As important as good associations may be in preventing drug abuse, it alone may not be enough. There may still be times when you’re offered drugs. So it’s important that you be firm in your resolve. Don’t be apologetic about refusing drugs. Say no with conviction! It’s also helpful to understand why many young people turn to drugs in the first place. Consider.
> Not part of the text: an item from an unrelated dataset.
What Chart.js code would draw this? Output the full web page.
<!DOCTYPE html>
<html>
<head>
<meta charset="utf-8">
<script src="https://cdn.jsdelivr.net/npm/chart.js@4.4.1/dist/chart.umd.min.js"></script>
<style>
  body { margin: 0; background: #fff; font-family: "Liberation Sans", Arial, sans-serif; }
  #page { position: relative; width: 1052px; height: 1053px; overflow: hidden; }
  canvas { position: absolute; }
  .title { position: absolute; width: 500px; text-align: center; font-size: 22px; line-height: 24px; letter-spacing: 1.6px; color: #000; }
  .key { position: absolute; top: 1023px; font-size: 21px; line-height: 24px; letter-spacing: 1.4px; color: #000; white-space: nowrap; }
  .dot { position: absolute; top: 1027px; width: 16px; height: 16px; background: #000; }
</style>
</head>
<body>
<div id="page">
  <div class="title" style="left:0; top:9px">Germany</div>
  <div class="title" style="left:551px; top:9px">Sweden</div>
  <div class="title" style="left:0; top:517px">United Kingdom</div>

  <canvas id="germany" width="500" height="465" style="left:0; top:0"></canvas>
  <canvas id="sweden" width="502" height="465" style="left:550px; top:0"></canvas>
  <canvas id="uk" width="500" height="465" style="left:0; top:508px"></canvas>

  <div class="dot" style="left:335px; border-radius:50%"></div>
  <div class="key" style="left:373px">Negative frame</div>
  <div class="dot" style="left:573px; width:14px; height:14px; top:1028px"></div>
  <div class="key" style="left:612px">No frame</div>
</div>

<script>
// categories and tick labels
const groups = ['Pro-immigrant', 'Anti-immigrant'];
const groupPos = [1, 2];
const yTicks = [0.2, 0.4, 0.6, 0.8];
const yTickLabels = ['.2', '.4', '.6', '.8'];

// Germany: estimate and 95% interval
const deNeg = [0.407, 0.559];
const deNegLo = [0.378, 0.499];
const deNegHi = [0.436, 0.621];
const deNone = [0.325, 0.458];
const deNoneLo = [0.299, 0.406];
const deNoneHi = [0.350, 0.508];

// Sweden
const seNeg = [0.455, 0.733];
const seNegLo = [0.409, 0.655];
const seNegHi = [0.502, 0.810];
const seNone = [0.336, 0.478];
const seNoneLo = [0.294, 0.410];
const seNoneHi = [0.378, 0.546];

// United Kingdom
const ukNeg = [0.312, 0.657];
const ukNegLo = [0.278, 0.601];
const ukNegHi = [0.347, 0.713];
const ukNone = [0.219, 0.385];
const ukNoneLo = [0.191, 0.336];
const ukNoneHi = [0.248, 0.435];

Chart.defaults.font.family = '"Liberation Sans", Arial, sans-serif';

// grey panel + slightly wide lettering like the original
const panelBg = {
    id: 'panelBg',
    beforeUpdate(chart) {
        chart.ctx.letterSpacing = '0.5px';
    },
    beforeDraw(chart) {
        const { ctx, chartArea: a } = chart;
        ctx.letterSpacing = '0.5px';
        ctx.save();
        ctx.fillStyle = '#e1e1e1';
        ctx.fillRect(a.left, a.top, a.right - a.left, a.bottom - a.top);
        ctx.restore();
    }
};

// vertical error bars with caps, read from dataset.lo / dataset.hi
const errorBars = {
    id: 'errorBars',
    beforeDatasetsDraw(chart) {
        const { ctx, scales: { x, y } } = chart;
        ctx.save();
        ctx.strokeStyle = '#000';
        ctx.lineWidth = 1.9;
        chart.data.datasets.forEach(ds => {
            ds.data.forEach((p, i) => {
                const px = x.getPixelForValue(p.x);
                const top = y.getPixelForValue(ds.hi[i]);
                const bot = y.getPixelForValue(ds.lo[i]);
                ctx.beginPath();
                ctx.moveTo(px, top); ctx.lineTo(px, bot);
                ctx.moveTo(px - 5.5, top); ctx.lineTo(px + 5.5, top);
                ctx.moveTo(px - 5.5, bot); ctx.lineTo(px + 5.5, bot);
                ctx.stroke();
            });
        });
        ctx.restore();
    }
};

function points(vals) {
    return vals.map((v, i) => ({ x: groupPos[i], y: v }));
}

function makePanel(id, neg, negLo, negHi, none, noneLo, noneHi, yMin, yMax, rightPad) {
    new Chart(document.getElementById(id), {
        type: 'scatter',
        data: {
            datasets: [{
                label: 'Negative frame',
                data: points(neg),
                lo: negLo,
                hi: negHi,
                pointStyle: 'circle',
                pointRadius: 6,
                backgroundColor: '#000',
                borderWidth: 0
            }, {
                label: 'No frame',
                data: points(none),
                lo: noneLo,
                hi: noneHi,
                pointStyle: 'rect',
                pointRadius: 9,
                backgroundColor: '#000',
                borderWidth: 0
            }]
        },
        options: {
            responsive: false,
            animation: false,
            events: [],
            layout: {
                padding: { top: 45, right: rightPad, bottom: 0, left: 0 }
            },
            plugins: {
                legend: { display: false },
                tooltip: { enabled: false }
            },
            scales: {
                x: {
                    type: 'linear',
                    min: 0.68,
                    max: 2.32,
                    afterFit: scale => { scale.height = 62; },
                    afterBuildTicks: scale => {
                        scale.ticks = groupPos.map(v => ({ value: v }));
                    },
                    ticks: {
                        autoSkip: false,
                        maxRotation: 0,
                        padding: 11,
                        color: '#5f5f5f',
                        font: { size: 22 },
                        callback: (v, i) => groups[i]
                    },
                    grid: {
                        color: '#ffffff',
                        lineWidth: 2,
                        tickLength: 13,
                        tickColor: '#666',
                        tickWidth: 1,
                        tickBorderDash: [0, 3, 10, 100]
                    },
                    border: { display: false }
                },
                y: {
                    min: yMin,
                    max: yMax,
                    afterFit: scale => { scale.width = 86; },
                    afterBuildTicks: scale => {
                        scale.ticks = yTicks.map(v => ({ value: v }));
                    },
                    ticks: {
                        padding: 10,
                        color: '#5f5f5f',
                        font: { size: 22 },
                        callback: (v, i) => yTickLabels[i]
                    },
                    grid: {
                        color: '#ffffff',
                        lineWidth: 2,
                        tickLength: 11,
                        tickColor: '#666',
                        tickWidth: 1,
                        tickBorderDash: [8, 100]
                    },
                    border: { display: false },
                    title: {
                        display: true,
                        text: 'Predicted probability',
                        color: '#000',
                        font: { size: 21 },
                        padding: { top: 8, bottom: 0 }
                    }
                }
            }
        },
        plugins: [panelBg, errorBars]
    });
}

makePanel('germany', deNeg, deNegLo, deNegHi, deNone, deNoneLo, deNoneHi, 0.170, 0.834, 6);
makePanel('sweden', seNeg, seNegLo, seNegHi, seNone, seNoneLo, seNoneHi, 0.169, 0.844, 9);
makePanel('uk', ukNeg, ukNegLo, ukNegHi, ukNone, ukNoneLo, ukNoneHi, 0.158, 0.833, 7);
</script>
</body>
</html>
Adolescence is a time marked by rapid changes. For instance, you may be undergoing physical changes that cause you to be anxious or confused. And your social relationships may be changing too. At the same time, perhaps more is expected of you by your parents or your teachers. The result? Answers the book Adolescent Peer Pressure: “When all of these adjustments are superimposed on one period of life—one that is still wobbly in terms of coping skills—it is a major crossroads of development. The wonder is that so many early adolescents do so well and actually survive.”
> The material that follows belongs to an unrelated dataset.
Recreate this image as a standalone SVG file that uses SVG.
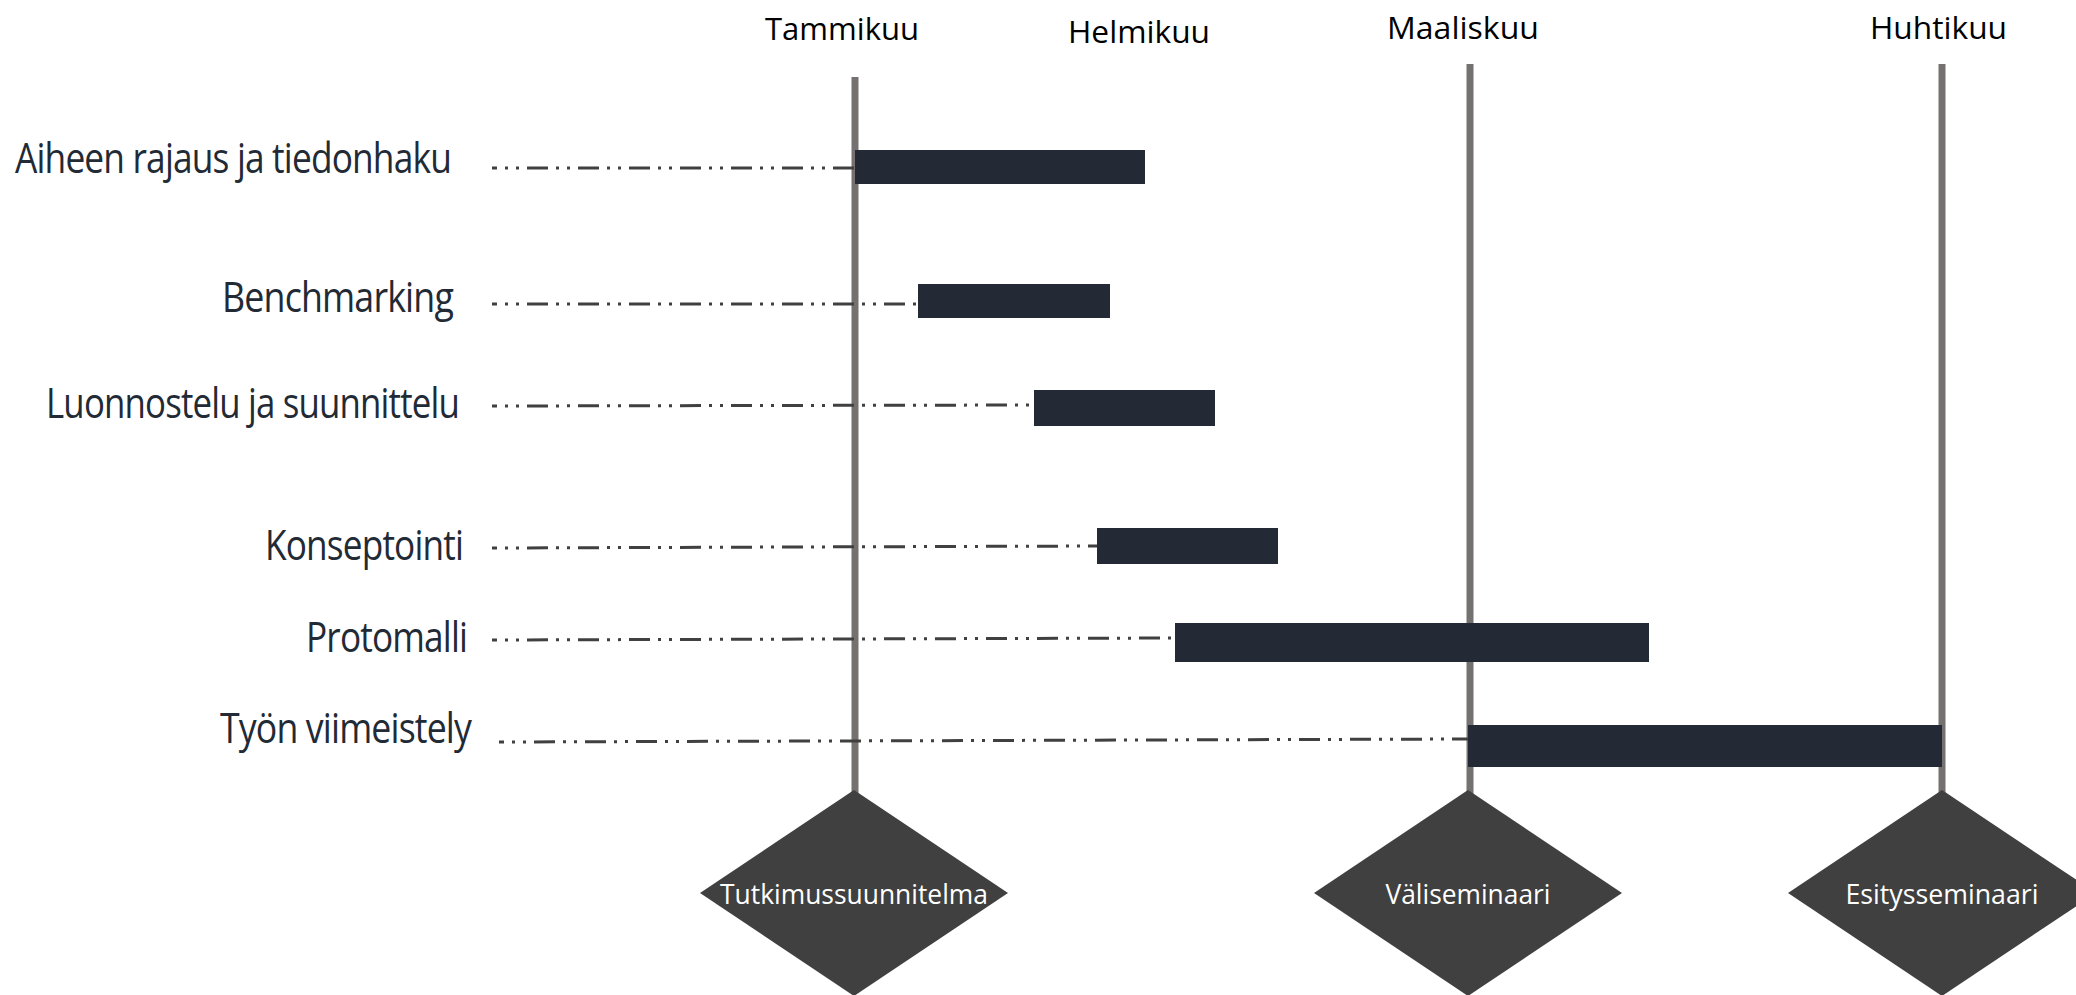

Yes, the adolescent years can indeed be difficult. This may tempt you to turn to the temporary relief that drugs may bring. But there is something better. The Bible explains: “Do not be anxious over anything, but in everything by prayer and supplication along with thanksgiving let your petitions be made known to God; and the peace of God that excels all thought will guard your hearts and your mental powers.”—Philippians 4:6, 7.
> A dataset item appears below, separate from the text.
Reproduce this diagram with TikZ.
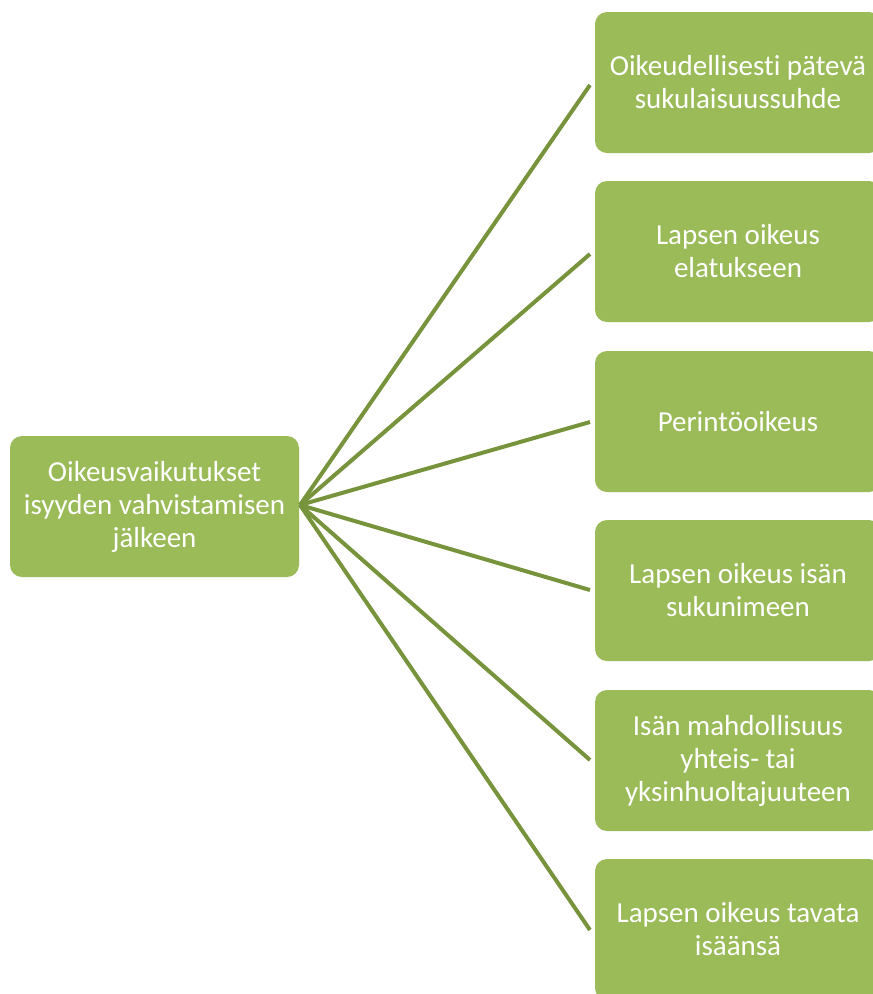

This “peace of God,” Paul says, can stand like a sentinel to guarda your heart and mind. How can you have this “peace of God”? By coming into a close personal relationship with God. By learning about him and coming to love him, you will find a peace of mind that cannot be obtained by any artificial means such as drugs. Thus, no matter how stressful your life may be, you can confidently turn to God for help and experience the warm sense of security that only faith in God can bring.
[Footnotes]
a In fact, the Greek word translated “guard” (a form of the verb phrou·reʹo) is a military term literally meaning ‘standing on guard.’
[Box on page 14]
To Say No to Drugs . . .
Avoid associating with those who use drugs
Refuse any offer of drugs! Do so in a way that reflects your firm determination not to use drugs
Search out good associates who will strengthen you in your resolve to stay free from drugs
Talk out your problems. Discuss them with your parents or other responsible adults who can help you to sort out things
[Picture on page 15]
Don’t be apologetic about refusing drugs. Say no with conviction!